### GIVEN MATERIAL
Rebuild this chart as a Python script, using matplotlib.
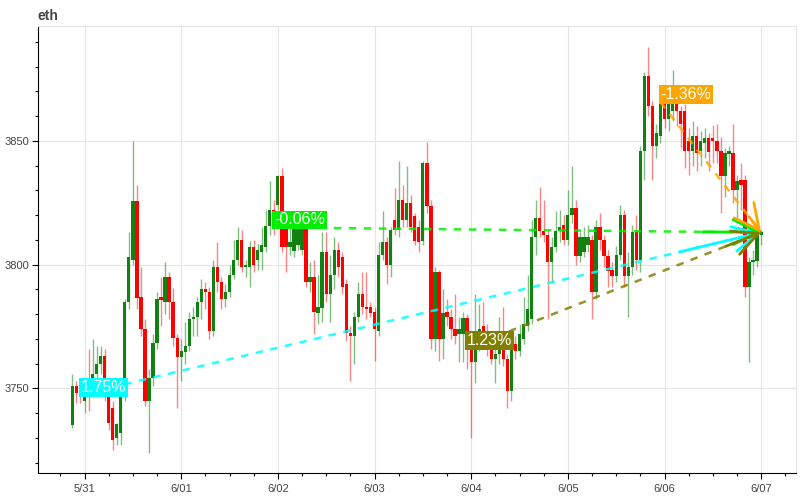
import matplotlib
matplotlib.use('Agg')
import matplotlib.pyplot as plt
import matplotlib.dates as mdates
from matplotlib.ticker import FuncFormatter, MultipleLocator
import numpy as np
import pandas as pd

plt.rcParams['font.family'] = ['Liberation Sans', 'DejaVu Sans']

# hourly candles, eth
times = pd.date_range('2024-05-30 21:00', periods=172, freq='h')

opens = [3735, 3751, 3748, 3745, 3752, 3749, 3756, 3760, 3763, 3748, 3742, 3730, 3732, 3747,
         3785, 3802, 3825.5, 3787, 3774, 3745, 3754, 3768.5, 3787, 3785, 3795, 3785, 3770.5,
         3762.5, 3764.5, 3767, 3778, 3779, 3785, 3790, 3789, 3773, 3799, 3793, 3786, 3789,
         3796, 3802, 3810, 3799, 3799, 3807, 3802, 3805, 3807, 3815.5, 3822, 3824, 3835.6,
         3815, 3807, 3805.5, 3808, 3806, 3815, 3793, 3795, 3780.6, 3782.6, 3805, 3788, 3796,
         3806, 3803, 3792, 3772.5, 3771, 3779, 3788, 3783, 3783, 3781, 3773, 3804, 3809, 3800,
         3818, 3814, 3826, 3818, 3825, 3819.5, 3815, 3809.5, 3841, 3823.5, 3770, 3797, 3770,
         3781, 3779, 3774, 3772, 3772, 3778.6, 3766, 3760.5, 3768, 3775, 3771, 3767, 3762,
         3764, 3771, 3762, 3749, 3768, 3765, 3770, 3775, 3778, 3811, 3819, 3813.5, 3812, 3801,
         3807, 3813.5, 3816, 3810, 3820, 3823, 3803.5, 3805, 3808, 3810, 3789, 3815, 3810,
         3803.5, 3798, 3795.5, 3804, 3820, 3795.5, 3799, 3813, 3802, 3846, 3876, 3864, 3848,
         3852, 3866, 3859, 3862, 3866.5, 3862, 3862, 3850, 3846, 3852, 3846, 3849, 3851, 3851,
         3850, 3845.7, 3835.6, 3844.5, 3845, 3830, 3834, 3834, 3791, 3801, 3801.5, 3812]
highs = [3756, 3753, 3752, 3750, 3766, 3770, 3767, 3767, 3766, 3750, 3745, 3736, 3749, 3786,
         3813, 3850, 3832, 3799, 3778, 3758, 3772, 3789, 3795, 3801, 3797, 3790.5, 3772, 3770,
         3777, 3781, 3783, 3787, 3794, 3793, 3791, 3802, 3809, 3795, 3792, 3800, 3810, 3815,
         3814, 3802, 3809.5, 3810, 3808.5, 3815, 3822, 3833.6, 3826, 3836, 3839, 3817, 3815,
         3818, 3818, 3817, 3817, 3801, 3802, 3796, 3813, 3813, 3804, 3811, 3809, 3805, 3794,
         3775, 3781, 3793, 3797, 3797, 3785, 3783, 3809, 3821.5, 3811, 3815, 3831, 3842, 3832,
         3840, 3828, 3821, 3818, 3842, 3849.7, 3826, 3799, 3798, 3790, 3786, 3782, 3788, 3779,
         3781, 3780, 3770, 3788, 3784, 3785, 3776, 3769, 3771, 3779, 3783, 3764, 3770, 3771,
         3776, 3787, 3796, 3818, 3826, 3831.5, 3826, 3814, 3811, 3821.5, 3822, 3820, 3830,
         3840, 3826, 3813, 3815, 3816, 3812, 3818, 3821, 3812, 3806, 3801, 3807.5, 3824, 3822,
         3805, 3816, 3820, 3848, 3878, 3888, 3866, 3857, 3870, 3868, 3870, 3878.6, 3870, 3864,
         3865, 3855, 3858, 3856, 3854, 3855, 3853, 3856.5, 3857, 3851.5, 3847, 3848, 3857,
         3836, 3841, 3836, 3803, 3806, 3815, 3814]
lows = [3734, 3744, 3744, 3740, 3741, 3747, 3750, 3756, 3745, 3733, 3725, 3727, 3727, 3745,
        3782, 3800, 3782, 3771, 3743, 3724, 3751, 3766, 3775, 3780, 3778, 3767, 3742, 3753,
        3760, 3765, 3771, 3771, 3778, 3782, 3770, 3771, 3789, 3782, 3783, 3787, 3794, 3800,
        3797, 3795, 3791, 3797, 3798, 3798, 3805, 3812, 3812, 3822, 3805, 3797, 3804, 3803,
        3806, 3804, 3791, 3789, 3772, 3776, 3777, 3785, 3777, 3790, 3795, 3788, 3769, 3753,
        3760, 3777, 3780, 3778, 3779, 3761, 3771, 3802, 3792, 3795, 3812, 3811, 3815, 3815,
        3813, 3808, 3805, 3808, 3821, 3766, 3765, 3761, 3762, 3775, 3770, 3768, 3760.5, 3760.5,
        3758, 3730, 3752, 3765, 3766, 3763, 3760, 3752, 3760, 3759, 3742, 3745, 3762, 3763,
        3768, 3773, 3776, 3804, 3811, 3809, 3778, 3792.5, 3805, 3809, 3808, 3808, 3817, 3800,
        3801, 3803, 3805, 3778, 3786, 3806, 3799, 3791, 3791, 3793, 3802, 3791, 3779, 3796,
        3798, 3797, 3834, 3860, 3834, 3843, 3849, 3855, 3854, 3858, 3856, 3847, 3839, 3836,
        3840, 3838, 3840, 3843, 3838, 3841, 3841, 3821, 3827.5, 3840, 3825, 3818, 3822, 3787,
        3760.5, 3796, 3799, 3808]
closes = [3751, 3748, 3747.4, 3748, 3749, 3756, 3760, 3763, 3748, 3736, 3729, 3735.5, 3747.6,
          3785, 3803, 3825.5, 3786.6, 3774, 3745, 3754, 3768.5, 3786, 3785.5, 3795, 3785,
          3770.5, 3762.5, 3765, 3767, 3778, 3779, 3785, 3790, 3789, 3773, 3799, 3793, 3786,
          3789, 3796, 3802, 3810, 3799, 3800, 3807, 3800, 3806, 3808, 3815.5, 3822, 3815,
          3835.6, 3807, 3807, 3809, 3816, 3816, 3815, 3793, 3795, 3781, 3783, 3805, 3788, 3796,
          3806, 3799, 3791, 3772.5, 3771, 3779, 3788, 3783, 3782, 3780.5, 3774, 3804, 3809,
          3800, 3814, 3814, 3826, 3818, 3825, 3815, 3809.5, 3809, 3841, 3823.5, 3770, 3797,
          3770, 3780.6, 3779, 3774, 3771, 3774, 3778.6, 3766.4, 3760.5, 3771, 3774, 3771, 3767,
          3762, 3764, 3767, 3762, 3749, 3766.5, 3765, 3772, 3776, 3782, 3811, 3819, 3813.5,
          3812, 3801, 3807, 3813.5, 3815, 3810, 3820, 3823, 3803.5, 3811, 3811, 3811, 3789,
          3815, 3810, 3803.5, 3797.5, 3795.5, 3804, 3820, 3795.5, 3799, 3813, 3802, 3846, 3876,
          3864, 3848, 3853, 3865.6, 3859, 3866, 3870.5, 3862, 3857, 3846, 3846, 3852, 3845,
          3850, 3851, 3845.6, 3850, 3846, 3835.6, 3845, 3846, 3830, 3833.6, 3832, 3791, 3801,
          3802, 3813, 3813]

# change markers: start candle -> last candle
mark_starts = [2, 50, 98, 146]
mark_labels = ['1.75%', '-0.06%', '1.23%', '-1.36%']
mark_colors = ['#00ffff', '#00ee00', '#808000', '#ffa500']

x = mdates.date2num(times)
o = np.array(opens)
h = np.array(highs)
l = np.array(lows)
c = np.array(closes)
up = c >= o

fig = plt.figure(figsize=(8, 5), dpi=100)
ax = fig.add_axes([0.0475, 0.054, 0.947, 0.893])

w = 0.82 / 24
ax.vlines(x[up], l[up], h[up], color='#1a8c1a', alpha=0.55, lw=1, zorder=2)
ax.vlines(x[~up], l[~up], h[~up], color='#ff2020', alpha=0.55, lw=1, zorder=2)
body = np.maximum(np.abs(c - o), 0.5)
ax.bar(x[up], body[up], bottom=np.minimum(o, c)[up], width=w, color='#128012', zorder=3)
ax.bar(x[~up], body[~up], bottom=np.minimum(o, c)[~up], width=w, color='#ff0000', zorder=3)

end_x, end_y = x[-1], c[-1]
for i, lab, col in zip(mark_starts, mark_labels, mark_colors):
    sx, sy = x[i], c[i]
    ax.plot([sx, end_x], [sy, end_y], ls=(0, (3, 3)), color=col, lw=1.8, alpha=0.85, zorder=4)
    bx = end_x - 0.12 * (end_x - sx)
    by = end_y - 0.12 * (end_y - sy)
    ax.annotate('', xy=(end_x, end_y), xytext=(bx, by),
                arrowprops=dict(arrowstyle='->,head_length=0.9,head_width=0.45',
                                color=col, lw=2, mutation_scale=20, shrinkA=0, shrinkB=0),
                zorder=5)
    ax.text(sx, sy, lab, ha='left', va='bottom', color='white', fontsize=11.5, zorder=6,
            bbox=dict(boxstyle='square,pad=0.12', fc=col, ec='none'))

span = x[-1] - x[0]
ax.set_xlim(x[0] - 0.05 * span, x[-1] + 0.05 * span)
lo, hi = l.min(), h.max()
ax.set_ylim(lo - 0.05 * (hi - lo), hi + 0.05 * (hi - lo))

ax.xaxis.set_major_locator(mdates.DayLocator())
ax.xaxis.set_major_formatter(FuncFormatter(
    lambda v, p: '%d/%02d' % (mdates.num2date(v).month, mdates.num2date(v).day)))
ax.xaxis.set_minor_locator(mdates.HourLocator(byhour=[6, 12, 18]))
ax.yaxis.set_major_locator(MultipleLocator(50))
ax.yaxis.set_minor_locator(MultipleLocator(10))

ax.grid(True, which='major', color='#e5e5e5', lw=0.8)
ax.set_axisbelow(True)
for s in ['top', 'right']:
    ax.spines[s].set_color('#e5e5e5')
for s in ['left', 'bottom']:
    ax.spines[s].set_color('black')
ax.tick_params(which='major', direction='out', length=4, width=0.8, labelsize=8,
               labelcolor='#444444', pad=2)
ax.tick_params(which='minor', direction='out', length=2.5, width=0.8)
ax.tick_params(axis='x', which='major', pad=4)

fig.text(0.0475, 0.968, 'eth', fontsize=10, fontweight='bold', color='#444444',
         ha='left', va='center')

fig.savefig('out.png', dpi=100)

### WORK REQUIRED
From the opening line of the listing above through the line bearing "times = pd.date_range('2024-05-30", repeat each line exactly. Drop every picture.

### ANSWER TO THIS PROBLEM
Rebuild this chart as a Python script, using matplotlib.
import matplotlib
matplotlib.use('Agg')
import matplotlib.pyplot as plt
import matplotlib.dates as mdates
from matplotlib.ticker import FuncFormatter, MultipleLocator
import numpy as np
import pandas as pd

plt.rcParams['font.family'] = ['Liberation Sans', 'DejaVu Sans']

# hourly candles, eth
times = pd.date_range('2024-05-30 21:00', periods=172, freq='h')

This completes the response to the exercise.